Si bien esto es evidente, es también necesario saber por qué un hombre incapaz de decir dos verdades en un día, orgulloso de su machismo, racismo, clasismo, y de la más absoluta ausencia de principios y ética, mantiene aún a día de hoy la lealtad de tan alarmante cantidad de ciudadanos, que siguen no ya siquiera al partido republicano, sino a él. La respuesta a esto reside en un inicio inadvertido: porque en su campaña electoral señaló correctamente la incapacidad del sistema político estadounidense de solucionar los problemas endémicos del país.
Trump se presentó a las elecciones como un outsider, alguien ajeno al sistema, que entraba en él para cambiarlo. Para ello se valió no solo de una muy hábil campaña publicitaria, sino de una aún mejor campaña anti-establishment. La clave de su éxito ha sido aprovecharse de la más que penosa actuación de los partidos, los políticos, y de las instituciones, que, durante el mandato de Obama, no confrontaron ni en lo más mínimo la pobreza, el racismo institucional, el machismo y el intrusismo estadounidense en el resto del mundo. De haberlo hecho, hubieran tenido que señalar necesariamente al propio sistema de mercado como la causa subyacente, y ofrecer las consecuentes políticas de reforma sistémica. Nadie quiere ser llamado izquierdista en Estados Unidos, al fin y al cabo.
Trump es la respuesta reaccionaria a la crisis de legitimidad de una clase política que perdió por el simple hecho de que no tenían más credibilidad que él. Por el simple hecho de que las instituciones estadounidenses se han encargado tan férreamente de proteger el statu quo, que se han puesto en peligro a sí mismas.
Trump es la respuesta reaccionaria a la crisis de legitimidad de una clase política que perdió por el simple hecho de que no tenían más credibilidad que él
La interminable sarta de mentiras y desmanes que le han acompañado a lo largo de todo su mandato le ha sido perdonada no porque la totalidad de sus votantes le sigan ciegamente, sino porque realmente se percibe como la única opción viable en el panorama político. Los propios votantes demócratas no han elegido a Joe Biden por creer en él, sino para que Trump no fuera reelegido. La legitimidad de las instituciones y de los partidos está tan sumamente deteriorada por su propia mano, que no será fácil sanar el daño.
Y no sanará.
No sanará porque Biden no ofrecerá políticas que protejan a la ciudadanía más precaria y expuesta a los vaivenes del capitalismo salvaje.

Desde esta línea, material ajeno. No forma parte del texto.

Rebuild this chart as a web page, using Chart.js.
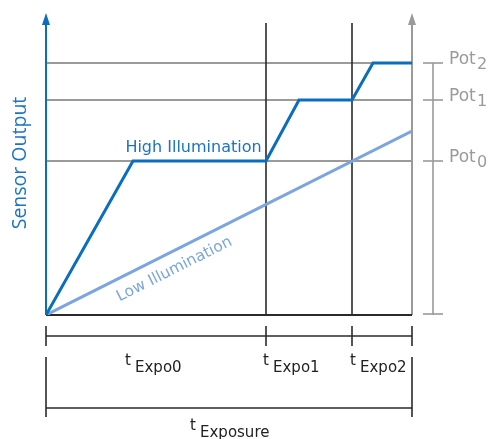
<!DOCTYPE html>
<html>
<head>
<meta charset="utf-8">
<script src="https://cdn.jsdelivr.net/npm/chart.js@4.4.1/dist/chart.umd.min.js"></script>
<style>
html,body{margin:0;padding:0;background:#fff;}
#wrap{width:492px;height:439px;position:relative;}
</style>
</head>
<body>
<div id="wrap"><canvas id="c" width="492" height="439"></canvas></div>
<script>
// ---- data (arbitrary units) ----
const expoTimes = [0, 220, 306, 366];          // start, tExpo1, tExpo2, end of exposure
const expoLabels = ['Expo0', 'Expo1', 'Expo2'];
const exposureLabel = 'Exposure';
const potLevels = [154, 215, 252];             // Pot0, Pot1, Pot2
const potLabels = ['0', '1', '2'];
const highX = [0, 87, 220, 253, 306, 327, 366];
const highY = [0, 154, 154, 215, 215, 252, 252];
const lowX = [0, 366];
const lowY = [0, 184];
const yMax = 303;
const markerTop = 292;                          // top of the tExpo marker lines

const BLUE = '#0a6ebd';
const TEXT_BLUE = '#1b74c2';
const LIGHT_BLUE = '#7ba5dc';
const GRAY = '#9a9a9a';
const DARK = '#2a2a2a';

const toPts = (xs, ys) => xs.map((x, i) => ({x, y: ys[i]}));

const diagramPlugin = {
  id: 'diagram',
  beforeDatasetsDraw(chart) {
    const {ctx, scales: {x, y}} = chart;
    const x0 = x.getPixelForValue(expoTimes[0]);
    const xEnd = x.getPixelForValue(expoTimes[3]);
    const yb = y.getPixelForValue(0);
    ctx.save();
    // Pot horizontal lines
    ctx.strokeStyle = GRAY; ctx.lineWidth = 2;
    potLevels.forEach(p => {
      const py = Math.round(y.getPixelForValue(p));
      ctx.beginPath(); ctx.moveTo(x0, py); ctx.lineTo(xEnd, py); ctx.stroke();
    });
    // tExpo markers
    ctx.strokeStyle = DARK; ctx.lineWidth = 1.6;
    [expoTimes[1], expoTimes[2]].forEach(t => {
      const px = x.getPixelForValue(t);
      ctx.beginPath(); ctx.moveTo(px, y.getPixelForValue(markerTop)); ctx.lineTo(px, yb); ctx.stroke();
    });
    // right gray axis with arrow
    const yTop = y.getPixelForValue(yMax) + 1;
    ctx.strokeStyle = GRAY; ctx.fillStyle = GRAY; ctx.lineWidth = 2;
    ctx.beginPath(); ctx.moveTo(xEnd, yb); ctx.lineTo(xEnd, yTop + 8); ctx.stroke();
    ctx.beginPath(); ctx.moveTo(xEnd, yTop); ctx.lineTo(xEnd - 4, yTop + 12); ctx.lineTo(xEnd + 4, yTop + 12); ctx.closePath(); ctx.fill();
    // bottom axis
    ctx.strokeStyle = DARK; ctx.lineWidth = 2;
    ctx.beginPath(); ctx.moveTo(x0, yb); ctx.lineTo(xEnd, yb); ctx.stroke();
    // left blue axis with arrow
    ctx.strokeStyle = BLUE; ctx.fillStyle = BLUE; ctx.lineWidth = 2;
    ctx.beginPath(); ctx.moveTo(x0, yb); ctx.lineTo(x0, yTop + 8); ctx.stroke();
    ctx.beginPath(); ctx.moveTo(x0, yTop); ctx.lineTo(x0 - 4, yTop + 12); ctx.lineTo(x0 + 4, yTop + 12); ctx.closePath(); ctx.fill();
    // Pot bracket on the right
    const bx = xEnd + 21;
    ctx.strokeStyle = GRAY; ctx.lineWidth = 1.6;
    const topPot = y.getPixelForValue(potLevels[potLevels.length - 1]);
    ctx.beginPath(); ctx.moveTo(bx, topPot); ctx.lineTo(bx, yb); ctx.stroke();
    [...potLevels.map(p => y.getPixelForValue(p)), yb - 1].forEach(py => {
      ctx.beginPath(); ctx.moveTo(bx - 10, py); ctx.lineTo(bx + 10, py); ctx.stroke();
    });
    ctx.restore();
  },
  afterDraw(chart) {
    const {ctx, scales: {x, y}} = chart;
    const yb = y.getPixelForValue(0);
    const px = v => x.getPixelForValue(v);
    ctx.save();
    // dimension lines
    ctx.strokeStyle = DARK; ctx.lineWidth = 1.6;
    const d1 = yb + 21, d2 = yb + 93;
    ctx.beginPath(); ctx.moveTo(px(expoTimes[0]), d1); ctx.lineTo(px(expoTimes[3]), d1); ctx.stroke();
    expoTimes.forEach(t => {
      ctx.beginPath(); ctx.moveTo(px(t), d1 - 10); ctx.lineTo(px(t), d1 + 10); ctx.stroke();
    });
    ctx.beginPath(); ctx.moveTo(px(expoTimes[0]), d2); ctx.lineTo(px(expoTimes[3]), d2); ctx.stroke();
    [expoTimes[0], expoTimes[3]].forEach(t => {
      ctx.beginPath(); ctx.moveTo(px(t), d2 - 51); ctx.lineTo(px(t), d2 + 9); ctx.stroke();
    });
    // t labels
    ctx.fillStyle = '#222';
    ctx.textAlign = 'left'; ctx.textBaseline = 'alphabetic';
    const tLabel = (lx, by, sub) => {
      ctx.font = '15px "DejaVu Sans"';
      ctx.fillText('t', lx, by);
      ctx.fillText(sub, lx + 10, by + 7);
    };
    tLabel((px(expoTimes[0]) + px(expoTimes[1])) / 2 - 31, yb + 50, expoLabels[0]);
    tLabel(px(expoTimes[1]) - 3, yb + 50, expoLabels[1]);
    tLabel(px(expoTimes[2]) - 2, yb + 50, expoLabels[2]);
    tLabel((px(expoTimes[0]) + px(expoTimes[3])) / 2 - 39, yb + 115, exposureLabel);
    // Pot labels
    ctx.fillStyle = GRAY;
    potLevels.forEach((p, i) => {
      const py = y.getPixelForValue(p);
      const lx = px(expoTimes[3]) + 37;
      ctx.font = '17px "DejaVu Sans"';
      ctx.fillText('Pot', lx, py + 1);
      ctx.font = '16px "DejaVu Sans"';
      ctx.fillText(potLabels[i], lx + 28, py + 6);
    });
    // High Illumination label
    ctx.fillStyle = TEXT_BLUE;
    ctx.font = '16px "DejaVu Sans"';
    ctx.textAlign = 'center';
    ctx.fillText('High Illumination', (px(highX[1]) + px(highX[2])) / 2 - 6, y.getPixelForValue(highY[1]) - 9);
    // Low Illumination label along the line
    const lx0 = px(lowX[0]), ly0 = y.getPixelForValue(lowY[0]);
    const lx1 = px(lowX[1]), ly1 = y.getPixelForValue(lowY[1]);
    const ang = Math.atan2(ly1 - ly0, lx1 - lx0);
    const f = 0.33;
    const cx = lx0 + (lx1 - lx0) * f, cy = ly0 + (ly1 - ly0) * f;
    ctx.save();
    ctx.translate(cx, cy);
    ctx.rotate(ang);
    ctx.fillStyle = LIGHT_BLUE;
    ctx.font = '15.5px "DejaVu Sans"';
    ctx.textAlign = 'center'; ctx.textBaseline = 'middle';
    ctx.fillText('Low Illumination', 0, 17);
    ctx.restore();
    // Sensor Output
    ctx.save();
    ctx.translate(20, 163);
    ctx.rotate(-Math.PI / 2);
    ctx.fillStyle = TEXT_BLUE;
    ctx.font = '19.5px "Open Sans"';
    ctx.textAlign = 'center'; ctx.textBaseline = 'middle';
    ctx.fillText('Sensor Output', 0, 0);
    ctx.restore();
    ctx.restore();
  }
};

new Chart(document.getElementById('c'), {
  type: 'line',
  data: {
    datasets: [
      { label: 'High Illumination', data: toPts(highX, highY), borderColor: BLUE, borderWidth: 3, pointRadius: 0, tension: 0, fill: false },
      { label: 'Low Illumination', data: toPts(lowX, lowY), borderColor: LIGHT_BLUE, borderWidth: 3, pointRadius: 0, tension: 0, fill: false }
    ]
  },
  options: {
    responsive: false,
    animation: false,
    events: [],
    layout: { padding: { left: 46, right: 80, top: 12, bottom: 124 } },
    scales: {
      x: { type: 'linear', min: 0, max: 366, display: false },
      y: { type: 'linear', min: 0, max: yMax, display: false }
    },
    plugins: { legend: { display: false }, tooltip: { enabled: false } }
  },
  plugins: [diagramPlugin]
});
</script>
</body>
</html>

No sanará porque los demócratas no adoptarán políticas públicas que basen su mandato en reconstruir el sistema público. No sanará porque no se encargarán de aplicar políticas serias que eliminen el racismo estructural de las instituciones y en especial de la policía. No sanará porque adoptarán la misma estrategia que Obama o que el propio Donald Trump: ofrecer la idea y la ilusión del cambio para que nada cambie en ese país. No sanará porque no harán frente en lo más mínimo a los estratos políticos y sociales que perpetúan la pobreza de millones de personas que votaron a Trump precisamente por desesperación. Y cuando este mandato haya acabado, y nada haya cambiado, Trump, o su hija Ivanka, volverán a presentarse a las elecciones, con credibilidad renovada.
El problema de que el discurso del “golpe de Estado progresista” haya calado hasta ese punto en Estados Unidos implica que el resto de agrupaciones de extrema derecha imitarán sus actos, pues es el país catalizador del resto de democracias, nos guste o no. Conviene por tanto comprender ya que los neofascismos surgen con la pérdida de credibilidad y de legitimidad de la ciudadanía en sus instituciones, de sus partidos, y de sus políticos. Esa animadversión surge cuando la política no puede responder a los problemas socioeconómicos de su gente, y esos problemas socioeconómicos, surgen al no asegurar una red pública de bienestar que genere cohesión social, bienestar público, confianza en las instituciones.
Al fascismo se le vence con políticas públicas. Y si no entendemos eso, tendremos más asaltos al capitolio.